Instead of doing LITERALLY anything other than...?

I have a scene in my IF where the player must type a specific action (such as “north”) or else the game won’t progress (sort of a forced tutorial).

Now, if I type:

This seems to only work SOME of the time. If I type a direction I can’t go, it simply says “you can’t go that way.” If I type “wait” then it says “time passes”. If I check my inventory, it’ll still display my inventory. If I type “look” it gives me the room’s description.

The “you’re not listening to me are you” message seems to only appear when I type in actions that I am capable of successfully doing. For example, typing “attack” causes the game to ask “what do you want to attack”, while typing “attack me” causes the message I want to appear.

Is there a way to make it so it’s a lot more literal? So that literally ANYTHING aside from the necessary action(s) will be greeted with that stock message, without me having to individually list out “Instead of waiting, instead of checking inventory, instead of attacking nothing, etc”?

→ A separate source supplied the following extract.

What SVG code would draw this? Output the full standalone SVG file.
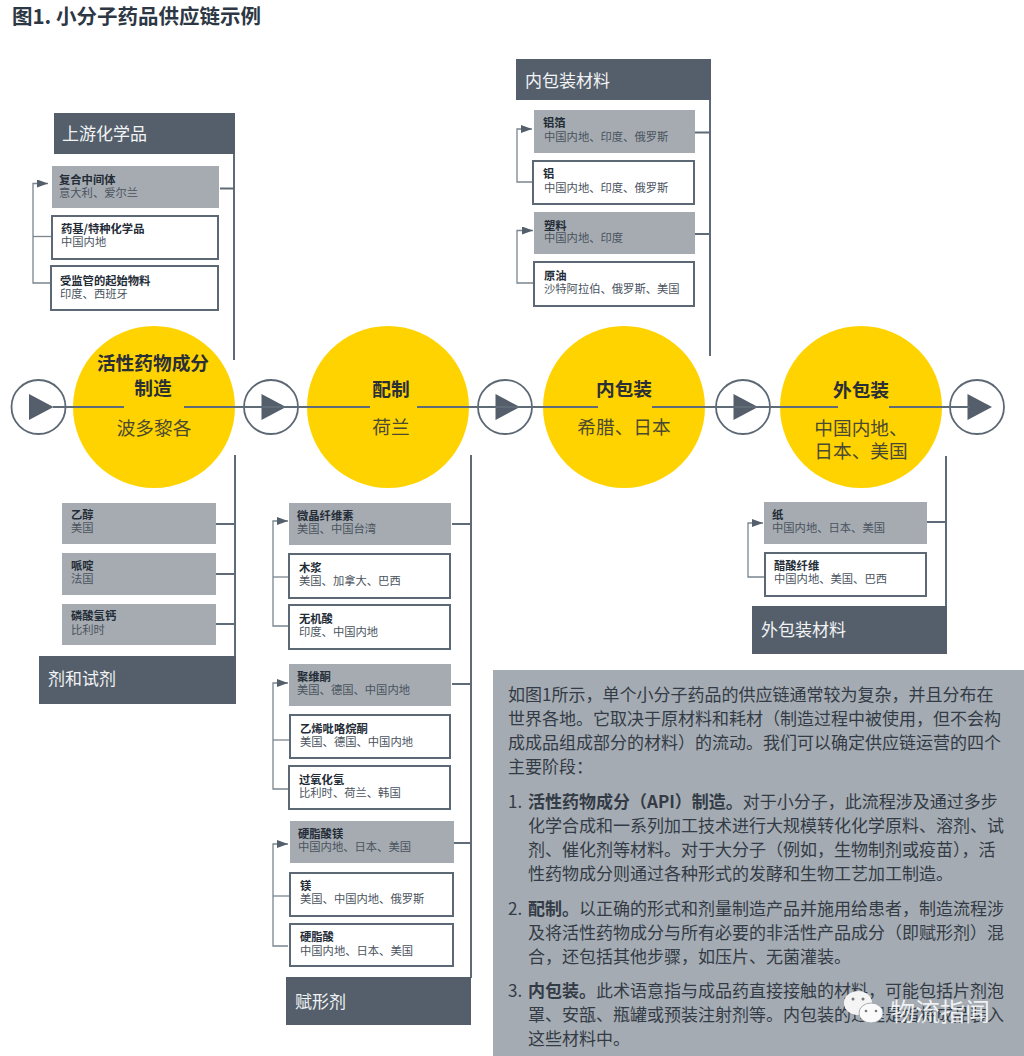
<svg xmlns="http://www.w3.org/2000/svg" width="1024" height="1056" viewBox="0 0 1024 1056">
<style>
text{font-family:"Noto Sans CJK SC","Liberation Sans",sans-serif;fill:#39424e}
.title{font-size:20.5px;font-weight:700;fill:#2e3744}
.head{font-size:17px;fill:#f2f3f4}
.bar{fill:#545f6b}
.g{fill:#a5abb1}
.w{fill:#fff;stroke:#5d6875;stroke-width:2}
.b{font-size:11.3px;font-weight:700;fill:#232b36}
.s{font-size:11.3px;fill:#4a535e}
.y{fill:#ffd300}
.ct{font-size:18.7px;font-weight:700;fill:#2a2f36;text-anchor:middle}
.cs{font-size:18.7px;fill:#4b4a30;text-anchor:middle}
.p{font-size:17px;fill:#333b46}
.pb{font-weight:700}
.l{fill:none;stroke:#606b78;stroke-width:2}
.t{fill:none;stroke:#7b858f;stroke-width:1.3}
.r{fill:#fff;stroke:#5d6875;stroke-width:1.800}
.a{fill:#545f6b}
.wm{font-size:25px;fill:#fff;fill-opacity:.85}
</style>
<defs>
<marker id="ah" markerWidth="12" markerHeight="9" refX="11" refY="4" orient="auto" markerUnits="userSpaceOnUse"><path d="M0 0L11 4L0 8Z" class="a"/></marker>
<g id="play"><circle r="27" class="r"/><path d="M-9.500-13L15 0L-9.500 13Z" class="a"/></g>
</defs>
<text id="fig-title" class="title" x="12" y="24">图1. 小分子药品供应链示例</text>

<g id="stage-api"><circle class="y" cx="154" cy="407" r="81"/><text class="ct" x="153" y="370">活性药物成分</text><text class="ct" x="153" y="395">制造</text><text class="cs" x="154" y="435">波多黎各</text></g>
<g id="stage-form"><circle class="y" cx="388" cy="407" r="81"/><text class="ct" x="391" y="396">配制</text><text class="cs" x="391" y="434">荷兰</text></g>
<g id="stage-inner"><circle class="y" cx="624" cy="407" r="81"/><text class="ct" x="624" y="396">内包装</text><text class="cs" x="624" y="434">希腊、日本</text></g>
<g id="stage-outer"><circle class="y" cx="861" cy="407" r="81"/><text class="ct" x="861" y="397">外包装</text><text class="cs" x="861" y="435">中国内地、</text><text class="cs" x="861" y="458">日本、美国</text></g>

<use id="play-1" href="#play" x="38.500" y="407"/>
<use id="play-2" href="#play" x="271" y="407"/>
<use id="play-3" href="#play" x="505" y="407"/>
<use id="play-4" href="#play" x="743" y="407"/>
<use id="play-5" href="#play" x="977" y="407"/>

<g id="connectors">
<path class="l" d="M234 154V360M220 188.500H234"/>
<path class="l" d="M235 455V656M216 524H235M216 574H235M216 624H235"/>
<path class="l" d="M710 100V356M695 132.500H710M695 234H710"/>
<path class="l" d="M471 455V978M452 524H471M452 684H471M454 843H471"/>
<path class="l" d="M946 456V606M927 522H946"/>
<path class="t" d="M50 283H33V183.500H48" marker-end="url(#ah)"/>
<path class="t" d="M33 236.500H51"/>
<path class="t" d="M532 182H517V129H532" marker-end="url(#ah)"/>
<path class="t" d="M533 283H517V230.500H533" marker-end="url(#ah)"/>
<path class="t" d="M288 626H273V521H288" marker-end="url(#ah)"/>
<path class="t" d="M273 577H289"/>
<path class="t" d="M288 789H273V683H288" marker-end="url(#ah)"/>
<path class="t" d="M273 740H290"/>
<path class="t" d="M288 946H273V844H288" marker-end="url(#ah)"/>
<path class="t" d="M273 896H289"/>
<path class="t" d="M764 577H748V523H763" marker-end="url(#ah)"/>
<path class="l" d="M53 407H124M184 407H370M417 407H598M652 407H838M889 407H970"/>
</g>

<g id="hdr-upstream"><rect class="bar" x="54" y="113" width="181" height="41"/><text class="head" x="62" y="140">上游化学品</text></g>
<g id="n-fuhe"><rect class="g" x="52" y="166" width="167" height="42"/><text class="b" x="59" y="184">复合中间体</text><text class="s" x="59" y="197">意大利、爱尔兰</text></g>
<g id="n-yaoji"><rect class="w" x="52" y="216" width="166" height="43"/><text class="b" x="61" y="233">药基/特种化学品</text><text class="s" x="61" y="246">中国内地</text></g>
<g id="n-shoujian"><rect class="w" x="51" y="266" width="167" height="44"/><text class="b" x="60" y="285">受监管的起始物料</text><text class="s" x="60" y="298">印度、西班牙</text></g>

<g id="n-yichun"><rect class="g" x="62" y="503" width="154" height="41"/><text class="b" x="71" y="519">乙醇</text><text class="s" x="71" y="532">美国</text></g>
<g id="n-biding"><rect class="g" x="62" y="553" width="154" height="42"/><text class="b" x="71" y="570">哌啶</text><text class="s" x="71" y="583">法国</text></g>
<g id="n-linsuan"><rect class="g" x="62" y="604" width="154" height="41"/><text class="b" x="71" y="620">磷酸氢钙</text><text class="s" x="71" y="634">比利时</text></g>
<g id="hdr-reagent"><rect class="bar" x="39" y="656" width="197" height="48"/><text class="head" x="48" y="685">剂和试剂</text></g>

<g id="hdr-inner"><rect class="bar" x="516" y="59" width="195" height="41"/><text class="head" x="525" y="87">内包装材料</text></g>
<g id="n-lvbo"><rect class="g" x="534" y="110" width="161" height="43"/><text class="b" x="543" y="127">铝箔</text><text class="s" x="544" y="141">中国内地、印度、俄罗斯</text></g>
<g id="n-lv"><rect class="w" x="533" y="161" width="161" height="43"/><text class="b" x="543" y="178">铝</text><text class="s" x="544" y="192">中国内地、印度、俄罗斯</text></g>
<g id="n-suliao"><rect class="g" x="534" y="212" width="161" height="42"/><text class="b" x="544" y="230">塑料</text><text class="s" x="544" y="242">中国内地、印度</text></g>
<g id="n-yuanyou"><rect class="w" x="534" y="262" width="160" height="44"/><text class="b" x="544" y="280">原油</text><text class="s" x="544" y="293">沙特阿拉伯、俄罗斯、美国</text></g>

<g id="n-weijing"><rect class="g" x="289" y="503" width="162" height="42"/><text class="b" x="297" y="520">微晶纤维素</text><text class="s" x="297" y="533">美国、中国台湾</text></g>
<g id="n-mujiang"><rect class="w" x="289" y="554" width="161" height="44"/><text class="b" x="299" y="572">木浆</text><text class="s" x="299" y="585">美国、加拿大、巴西</text></g>
<g id="n-wuji"><rect class="w" x="289" y="605" width="161" height="44"/><text class="b" x="299" y="623">无机酸</text><text class="s" x="299" y="636">印度、中国内地</text></g>
<g id="n-juwei"><rect class="g" x="289" y="664" width="162" height="42"/><text class="b" x="297" y="681">聚维酮</text><text class="s" x="297" y="694">美国、德国、中国内地</text></g>
<g id="n-yixi"><rect class="w" x="290" y="715" width="160" height="43"/><text class="b" x="300" y="733">乙烯吡咯烷酮</text><text class="s" x="300" y="746">美国、德国、中国内地</text></g>
<g id="n-guoyang"><rect class="w" x="289" y="766" width="161" height="43"/><text class="b" x="299" y="784">过氧化氢</text><text class="s" x="299" y="797">比利时、荷兰、韩国</text></g>
<g id="n-yingzhimei"><rect class="g" x="290" y="821" width="164" height="42"/><text class="b" x="298" y="838">硬脂酸镁</text><text class="s" x="298" y="851">中国内地、日本、美国</text></g>
<g id="n-mei"><rect class="w" x="290" y="873" width="163" height="43"/><text class="b" x="300" y="890">镁</text><text class="s" x="300" y="903">美国、中国内地、俄罗斯</text></g>
<g id="n-yingzhi"><rect class="w" x="290" y="924" width="163" height="42"/><text class="b" x="300" y="941">硬脂酸</text><text class="s" x="300" y="955">中国内地、日本、美国</text></g>
<g id="hdr-excipient"><rect class="bar" x="286" y="977" width="185" height="48"/><text class="head" x="295" y="1008">赋形剂</text></g>

<g id="n-zhi"><rect class="g" x="764" y="502" width="163" height="42"/><text class="b" x="772" y="519">纸</text><text class="s" x="772" y="532">中国内地、日本、美国</text></g>
<g id="n-cusuan"><rect class="w" x="765" y="553" width="161" height="43"/><text class="b" x="774" y="570">醋酸纤维</text><text class="s" x="774" y="583">中国内地、美国、巴西</text></g>
<g id="hdr-outer"><rect class="bar" x="752" y="606" width="195" height="48"/><text class="head" x="761" y="636">外包装材料</text></g>

<g id="textbox"><rect x="493" y="670" width="531" height="386" fill="#a5abb2"/>
<text class="p" x="508" y="701">如图1所示，单个小分子药品的供应链通常较为复杂，并且分布在</text>
<text class="p" x="508" y="725">世界各地。它取决于原材料和耗材（制造过程中被使用，但不会构</text>
<text class="p" x="508" y="749">成成品组成部分的材料）的流动。我们可以确定供应链运营的四个</text>
<text class="p" x="508" y="773">主要阶段：</text>
<text class="p" x="508" y="808">1.<tspan class="pb" x="528">活性药物成分（API）制造。</tspan>对于小分子，此流程涉及通过多步</text>
<text class="p" x="528" y="832">化学合成和一系列加工技术进行大规模转化化学原料、溶剂、试</text>
<text class="p" x="528" y="856">剂、催化剂等材料。对于大分子（例如，生物制剂或疫苗），活</text>
<text class="p" x="528" y="880">性药物成分则通过各种形式的发酵和生物工艺加工制造。</text>
<text class="p" x="508" y="915">2.<tspan class="pb" x="528">配制。</tspan>以正确的形式和剂量制造产品并施用给患者，制造流程涉</text>
<text class="p" x="528" y="939">及将活性药物成分与所有必要的非活性产品成分（即赋形剂）混</text>
<text class="p" x="528" y="963">合，还包括其他步骤，如压片、无菌灌装。</text>
<text class="p" x="508" y="997">3.<tspan class="pb" x="528">内包装。</tspan>此术语意指与成品药直接接触的材料，可能包括片剂泡</text>
<text class="p" x="528" y="1021">罩、安瓿、瓶罐或预装注射剂等。内包装的过程是指将成品装入</text>
<text class="p" x="528" y="1045">这些材料中。</text>
</g>

<g id="watermark">
<ellipse cx="858" cy="1003" rx="14" ry="12" fill="#f4f4f4"/><ellipse cx="871" cy="1013" rx="12" ry="10" fill="#fafafa" stroke="#a5abb2"/>
<circle cx="853" cy="999" r="1.500" fill="#777"/><circle cx="863" cy="999" r="1.500" fill="#777"/><circle cx="866" cy="1011" r="1.300" fill="#777"/><circle cx="876" cy="1011" r="1.300" fill="#777"/>
<text class="wm" x="890" y="1021">物流指闻</text></g>
</svg>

EDIT: It doesn’t seem to pick up any “look” actions either, like “look at bed” will still give you a description of that bed, so apparently that’s not considered “doing something”.

It looks like the compiler is interpreting this as “Instead of doing anything other than going with the direction north”. (Analogous to “Instead of doing anything other than pushing with the button”.) Clearly not what you want.

You can get the right behavior with two rules:

Instead of doing anything other than going:
say “You’re not listening to me are you?”

Instead of going when the noun is not north:
say “You’re not listening to me are you?”